Challenge:
Repeat, exactly and in full, the lines of the listing below, but without any pictures.

** Start of Information supplied **

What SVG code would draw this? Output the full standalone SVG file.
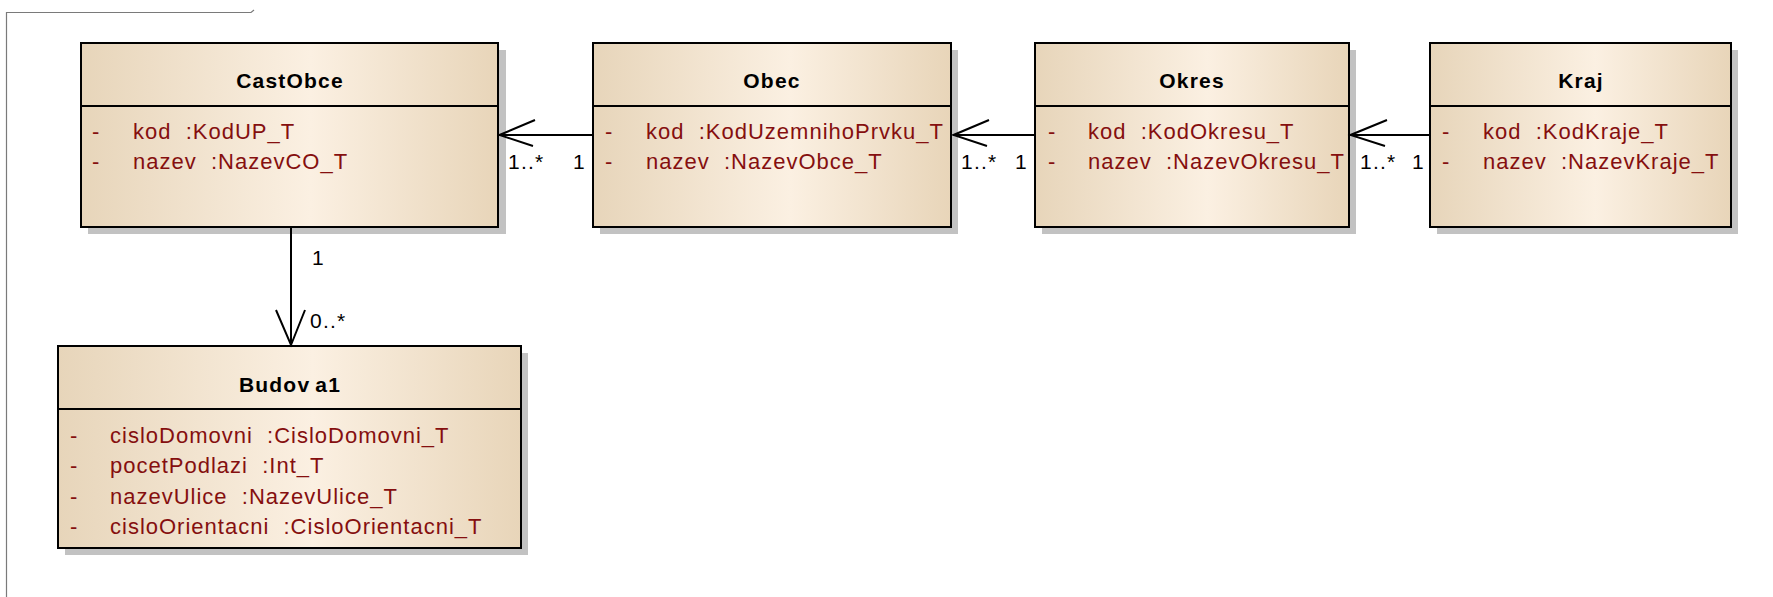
<svg xmlns="http://www.w3.org/2000/svg" width="1773" height="597" viewBox="0 0 1773 597">
  <defs>
    <linearGradient id="classFill" x1="0" y1="0" x2="1" y2="0">
      <stop offset="0" stop-color="#E7D5BA"/>
      <stop offset="0.55" stop-color="#FBF0E2"/>
      <stop offset="1" stop-color="#E8D5B9"/>
    </linearGradient>
    <style>
      .shadow { fill: #C2C2C2; }
      .box { fill: url(#classFill); stroke: #000; stroke-width: 2; }
      .divider { stroke: #000; stroke-width: 2; }
      .title { font-family: "Liberation Sans", Arial, sans-serif; font-size: 21px; font-weight: bold; fill: #000; text-anchor: middle; letter-spacing: 1.2px; }
      .attr { font-family: "Liberation Sans", Arial, sans-serif; font-size: 22px; fill: #850F0F; letter-spacing: 1px; }
      .edge { fill: none; stroke: #000; stroke-width: 2; }
      .mult { font-family: "Liberation Sans", Arial, sans-serif; font-size: 21px; fill: #000; letter-spacing: 1.2px; }
      .frame { fill: none; stroke: #7A7A7A; stroke-width: 1.2; }
    </style>
  </defs>

  <rect width="1773" height="597" fill="#FFFFFF"/>

  <!-- diagram frame -->
  <path class="frame" d="M6.5,597 V12.5 H251 L254,10"/>

  <!-- CastObce -->
  <g id="CastObce">
    <rect class="shadow" x="88" y="50" width="418" height="184"/>
    <rect class="box" x="81" y="43" width="417" height="184"/>
    <line class="divider" x1="81" y1="106" x2="498" y2="106"/>
    <text class="title" x="290" y="88">CastObce</text>
    <text class="attr" y="139"><tspan x="92">-</tspan><tspan x="133">kod&#160; :KodUP_T</tspan></text>
    <text class="attr" y="169"><tspan x="92">-</tspan><tspan x="133">nazev&#160; :NazevCO_T</tspan></text>
  </g>

  <!-- Obec -->
  <g id="Obec">
    <rect class="shadow" x="600" y="50" width="358" height="184"/>
    <rect class="box" x="593" y="43" width="358" height="184"/>
    <line class="divider" x1="593" y1="106" x2="951" y2="106"/>
    <text class="title" x="772" y="88">Obec</text>
    <text class="attr" y="139"><tspan x="605">-</tspan><tspan x="646">kod&#160; :KodUzemnihoPrvku_T</tspan></text>
    <text class="attr" y="169"><tspan x="605">-</tspan><tspan x="646">nazev&#160; :NazevObce_T</tspan></text>
  </g>

  <!-- Okres -->
  <g id="Okres">
    <rect class="shadow" x="1042" y="50" width="314" height="184"/>
    <rect class="box" x="1035" y="43" width="314" height="184"/>
    <line class="divider" x1="1035" y1="106" x2="1349" y2="106"/>
    <text class="title" x="1192" y="88">Okres</text>
    <text class="attr" y="139"><tspan x="1048">-</tspan><tspan x="1088">kod&#160; :KodOkresu_T</tspan></text>
    <text class="attr" y="169"><tspan x="1048">-</tspan><tspan x="1088">nazev&#160; :NazevOkresu_T</tspan></text>
  </g>

  <!-- Kraj -->
  <g id="Kraj">
    <rect class="shadow" x="1437" y="50" width="301" height="184"/>
    <rect class="box" x="1430" y="43" width="301" height="184"/>
    <line class="divider" x1="1430" y1="106" x2="1731" y2="106"/>
    <text class="title" x="1581" y="88">Kraj</text>
    <text class="attr" y="139"><tspan x="1442">-</tspan><tspan x="1483">kod&#160; :KodKraje_T</tspan></text>
    <text class="attr" y="169"><tspan x="1442">-</tspan><tspan x="1483">nazev&#160; :NazevKraje_T</tspan></text>
  </g>

  <!-- Budova1 -->
  <g id="Budova1">
    <rect class="shadow" x="65" y="353" width="463" height="202"/>
    <rect class="box" x="58" y="346" width="463" height="202"/>
    <line class="divider" x1="58" y1="409" x2="521" y2="409"/>
    <text class="title" x="290" y="392">Budov<tspan dx="5">a1</tspan></text>
    <text class="attr" y="443"><tspan x="70">-</tspan><tspan x="110">cisloDomovni&#160; :CisloDomovni_T</tspan></text>
    <text class="attr" y="473"><tspan x="70">-</tspan><tspan x="110">pocetPodlazi&#160; :Int_T</tspan></text>
    <text class="attr" y="504"><tspan x="70">-</tspan><tspan x="110">nazevUlice&#160; :NazevUlice_T</tspan></text>
    <text class="attr" y="534"><tspan x="70">-</tspan><tspan x="110">cisloOrientacni&#160; :CisloOrientacni_T</tspan></text>
  </g>

  <!-- associations with open arrowheads and multiplicities -->
  <g id="connectors">
    <line class="edge" x1="593" y1="135" x2="499" y2="135"/>
    <polyline class="edge" points="535,120 499.5,135 533,146"/>
    <text class="mult" x="508" y="169">1..*</text>
    <text class="mult" x="573" y="169">1</text>

    <line class="edge" x1="1035" y1="135" x2="953" y2="135"/>
    <polyline class="edge" points="989,120 953.5,135 987,146"/>
    <text class="mult" x="961" y="169">1..*</text>
    <text class="mult" x="1015" y="169">1</text>

    <line class="edge" x1="1430" y1="135" x2="1350" y2="135"/>
    <polyline class="edge" points="1387,120 1350.5,135 1385,146"/>
    <text class="mult" x="1360" y="169">1..*</text>
    <text class="mult" x="1412" y="169">1</text>

    <line class="edge" x1="291" y1="227" x2="291" y2="345"/>
    <polyline class="edge" points="276,310 291,345 305,310"/>
    <text class="mult" x="312" y="265">1</text>
    <text class="mult" x="310" y="328">0..*</text>
  </g>
</svg>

** End of Information supplied **

Task output:
What SVG code would draw this? Output the full standalone SVG file.
<svg xmlns="http://www.w3.org/2000/svg" width="1773" height="597" viewBox="0 0 1773 597">
  <defs>
    <linearGradient id="classFill" x1="0" y1="0" x2="1" y2="0">
      <stop offset="0" stop-color="#E7D5BA"/>
      <stop offset="0.55" stop-color="#FBF0E2"/>
      <stop offset="1" stop-color="#E8D5B9"/>
    </linearGradient>
    <style>
      .shadow { fill: #C2C2C2; }
      .box { fill: url(#classFill); stroke: #000; stroke-width: 2; }
      .divider { stroke: #000; stroke-width: 2; }
      .title { font-family: "Liberation Sans", Arial, sans-serif; font-size: 21px; font-weight: bold; fill: #000; text-anchor: middle; letter-spacing: 1.2px; }
      .attr { font-family: "Liberation Sans", Arial, sans-serif; font-size: 22px; fill: #850F0F; letter-spacing: 1px; }
      .edge { fill: none; stroke: #000; stroke-width: 2; }
      .mult { font-family: "Liberation Sans", Arial, sans-serif; font-size: 21px; fill: #000; letter-spacing: 1.2px; }
      .frame { fill: none; stroke: #7A7A7A; stroke-width: 1.2; }
    </style>
  </defs>

  <rect width="1773" height="597" fill="#FFFFFF"/>

  <!-- diagram frame -->
  <path class="frame" d="M6.5,597 V12.5 H251 L254,10"/>

  <!-- CastObce -->
  <g id="CastObce">
    <rect class="shadow" x="88" y="50" width="418" height="184"/>
    <rect class="box" x="81" y="43" width="417" height="184"/>
    <line class="divider" x1="81" y1="106" x2="498" y2="106"/>
    <text class="title" x="290" y="88">CastObce</text>
    <text class="attr" y="139"><tspan x="92">-</tspan><tspan x="133">kod&#160; :KodUP_T</tspan></text>
    <text class="attr" y="169"><tspan x="92">-</tspan><tspan x="133">nazev&#160; :NazevCO_T</tspan></text>
  </g>

  <!-- Obec -->
  <g id="Obec">
    <rect class="shadow" x="600" y="50" width="358" height="184"/>
    <rect class="box" x="593" y="43" width="358" height="184"/>
    <line class="divider" x1="593" y1="106" x2="951" y2="106"/>
    <text class="title" x="772" y="88">Obec</text>
    <text class="attr" y="139"><tspan x="605">-</tspan><tspan x="646">kod&#160; :KodUzemnihoPrvku_T</tspan></text>
    <text class="attr" y="169"><tspan x="605">-</tspan><tspan x="646">nazev&#160; :NazevObce_T</tspan></text>
  </g>

  <!-- Okres -->
  <g id="Okres">
    <rect class="shadow" x="1042" y="50" width="314" height="184"/>
    <rect class="box" x="1035" y="43" width="314" height="184"/>
    <line class="divider" x1="1035" y1="106" x2="1349" y2="106"/>
    <text class="title" x="1192" y="88">Okres</text>
    <text class="attr" y="139"><tspan x="1048">-</tspan><tspan x="1088">kod&#160; :KodOkresu_T</tspan></text>
    <text class="attr" y="169"><tspan x="1048">-</tspan><tspan x="1088">nazev&#160; :NazevOkresu_T</tspan></text>
  </g>

  <!-- Kraj -->
  <g id="Kraj">
    <rect class="shadow" x="1437" y="50" width="301" height="184"/>
    <rect class="box" x="1430" y="43" width="301" height="184"/>
    <line class="divider" x1="1430" y1="106" x2="1731" y2="106"/>
    <text class="title" x="1581" y="88">Kraj</text>
    <text class="attr" y="139"><tspan x="1442">-</tspan><tspan x="1483">kod&#160; :KodKraje_T</tspan></text>
    <text class="attr" y="169"><tspan x="1442">-</tspan><tspan x="1483">nazev&#160; :NazevKraje_T</tspan></text>
  </g>

  <!-- Budova1 -->
  <g id="Budova1">
    <rect class="shadow" x="65" y="353" width="463" height="202"/>
    <rect class="box" x="58" y="346" width="463" height="202"/>
    <line class="divider" x1="58" y1="409" x2="521" y2="409"/>
    <text class="title" x="290" y="392">Budov<tspan dx="5">a1</tspan></text>
    <text class="attr" y="443"><tspan x="70">-</tspan><tspan x="110">cisloDomovni&#160; :CisloDomovni_T</tspan></text>
    <text class="attr" y="473"><tspan x="70">-</tspan><tspan x="110">pocetPodlazi&#160; :Int_T</tspan></text>
    <text class="attr" y="504"><tspan x="70">-</tspan><tspan x="110">nazevUlice&#160; :NazevUlice_T</tspan></text>
    <text class="attr" y="534"><tspan x="70">-</tspan><tspan x="110">cisloOrientacni&#160; :CisloOrientacni_T</tspan></text>
  </g>

  <!-- associations with open arrowheads and multiplicities -->
  <g id="connectors">
    <line class="edge" x1="593" y1="135" x2="499" y2="135"/>
    <polyline class="edge" points="535,120 499.5,135 533,146"/>
    <text class="mult" x="508" y="169">1..*</text>
    <text class="mult" x="573" y="169">1</text>

    <line class="edge" x1="1035" y1="135" x2="953" y2="135"/>
    <polyline class="edge" points="989,120 953.5,135 987,146"/>
    <text class="mult" x="961" y="169">1..*</text>
    <text class="mult" x="1015" y="169">1</text>

    <line class="edge" x1="1430" y1="135" x2="1350" y2="135"/>
    <polyline class="edge" points="1387,120 1350.5,135 1385,146"/>
    <text class="mult" x="1360" y="169">1..*</text>
    <text class="mult" x="1412" y="169">1</text>

    <line class="edge" x1="291" y1="227" x2="291" y2="345"/>
    <polyline class="edge" points="276,310 291,345 305,310"/>
    <text class="mult" x="312" y="265">1</text>
    <text class="mult" x="310" y="328">0..*</text>
  </g>
</svg>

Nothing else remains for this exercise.